Meetings With SEI Are Yielding Some Positive Results
Our relationship with SEI has improved over the last several months, but franchisees are still cautiously optimistic about the sudden turnaround in corporate’s attitude and approach in dealing with franchisees. We want to believe that our corporate partners are sincere in establishing a positive working relationship with the franchisee community, but, as the old proverb says, “The proof of the pudding is in the eating.”
The NCASEF officers and Board of Directors have already had a number of meetings with Joe DePinto and his executive team in Dallas, and Mr. DePinto has visited a few FOAs across the country in an effort to mend fences with franchisees. Both sides seem willing to comprise for the betterment of our system and brand, and we have had what seem to be candid and open discussions.
As a result of these meetings, SEI top management is hearing directly about the reality of the franchisee situation and the need to implement changes to help alleviate the burden storeowners have been carrying for the last several years. One such change involves the nearly impossible to understand, even more difficult to correct Financial Impact Worksheet (FIW), which has been costing franchisees lots of money. Mr. DePinto informed us that the company is going back to the drawing board with FIWs and revamping the program to make it simple and easier to understand. Additionally, although SEI decided last July not to issue any more FIWs, Mr. DePinto declared they will not restart the program until this simplification process has been completed.
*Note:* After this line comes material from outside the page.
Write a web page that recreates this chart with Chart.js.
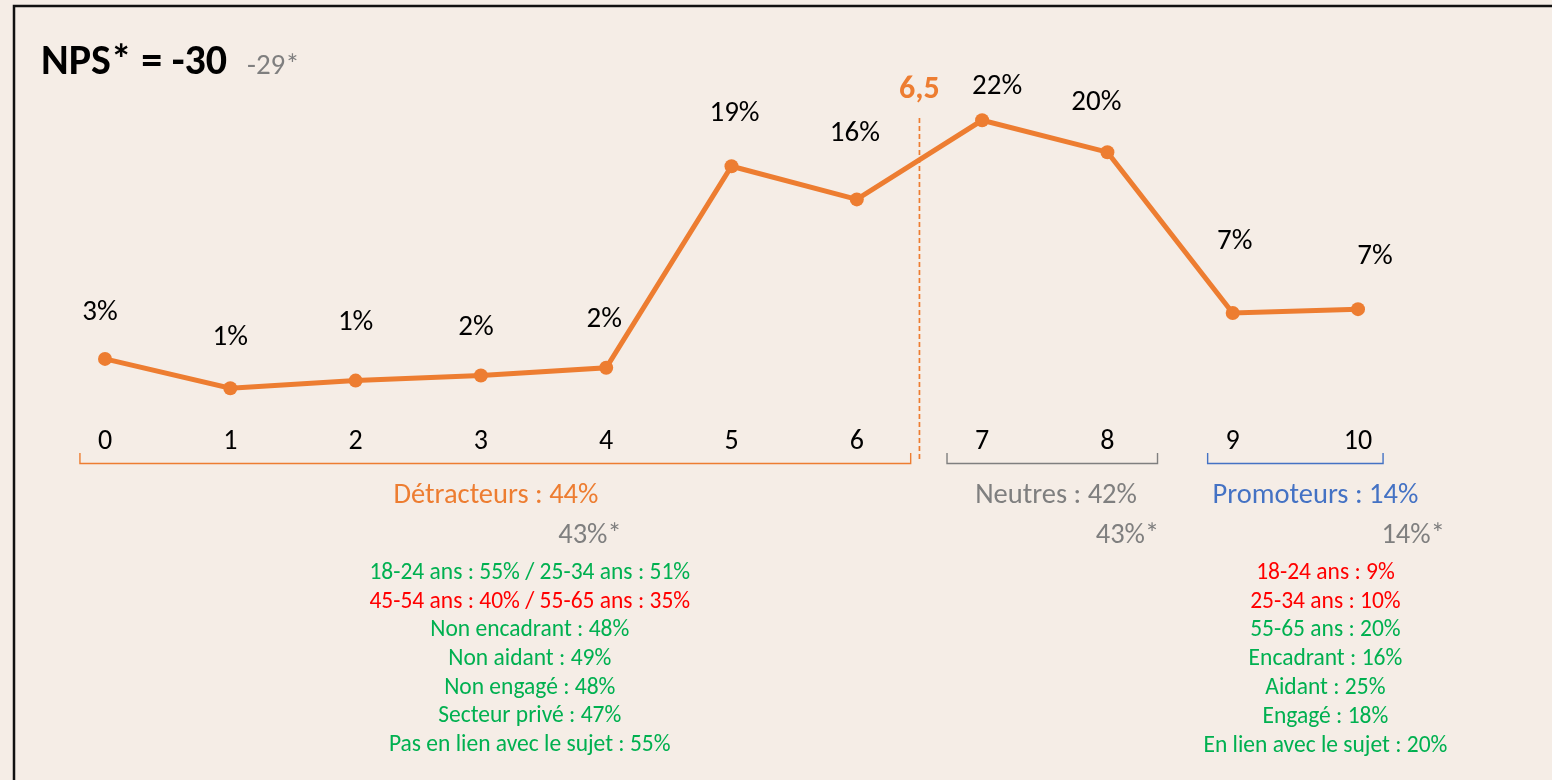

Another issue the NCASEF officers and Board have been bringing up at these meetings—and for many years now—is providing help to low volume stores. They could be older stores that have come into a lot of competition or newer stores that have never reached a sales level that could make them sustainable and viable, and these stores have been asking for help for a long time.
SEI has recognized this and recently unveiled a new program to help low volume stores, assuring that any store below $185,000 gross income will get assistance up to $185,000, based on your last 12 months of rolling GP average. So, if your gross income is $150,000, you will be supported with the difference up to $185,000. This program doesn’t have a lot of criteria, is easy to qualify for, and is practical. Furthermore, qualifying franchisees with low volume stores interested in acquiring an additional store would not be charged a franchise fee. There is a short window of time to apply, up until July, but Mr. DePinto said they would extend the deadline if needed.
Also discussed with SEI’s higher-ups was the pending increase in maintenance fees. The National Coalition started pushing hard on this last year, as soon as we learned about the increase. It was supposed to go into effect in October 2014, but after several meetings with SEI and FM Facility Maintenance, SEI delayed it until the beginning of this year so a comprise could be worked out. After a couple more meetings the increase was delayed to March 1, 2015. Now it’s been delayed indefinitely because a comprise suitable to all sides hasn’t been reached.
During one of our more recent meetings, SEI announced that over 800 stores will be remodeled this year. Our request to them was that we want to see actual remodels, rather than just changing a couple of grills and installing a new floor or a new soda machine. We also urged SEI to improve the exterior of our stores in order to enhance curb appeal. When the remodel is completed, the stores definitely have to have a fresher, newer look. That’s the focus. We want to attract the millennials and a new generation of guests, and stave off competition from the likes of Wawa and Sheetz, which have really fresh looking stores.
Other issues and concerns that SEI is looking into as a result of our meetings are encroachment, our request for a 15-year contract with no renewal fee, the graduated gross profit split, the gasoline split, credit card fees, the minimum wage increases spreading throughout the country, and getting us the lowest cost of goods, especially through the CDC. These are the issues that are dramatically hitting franchisees’ bottom lines.
What we’re hearing a lot at these meetings and other conversations with SEI top leadership is that they are doing a “holistic review” of these issues. We have asked them for a timeline of when we could expect some action or resolutions. We didn’t get a clear answer, but they said it is an on-going thing and they will consider each issue while doing the holistic review.
SEI has shown a commitment to work on these issues, and while we appreciate the changes SEI has made with FIWs, the maintenance fee, and the program for low volume stores, over the last five years franchisees have lost a lot of ground, and too many expenses have shifted to our side of the ledger. We need to look at these issues, and to be fair and equitable, we need to put some money back on the franchisees’ bottom lines. We need to balance the system, and for the long-term sustainability of the system, we need to keep it balanced.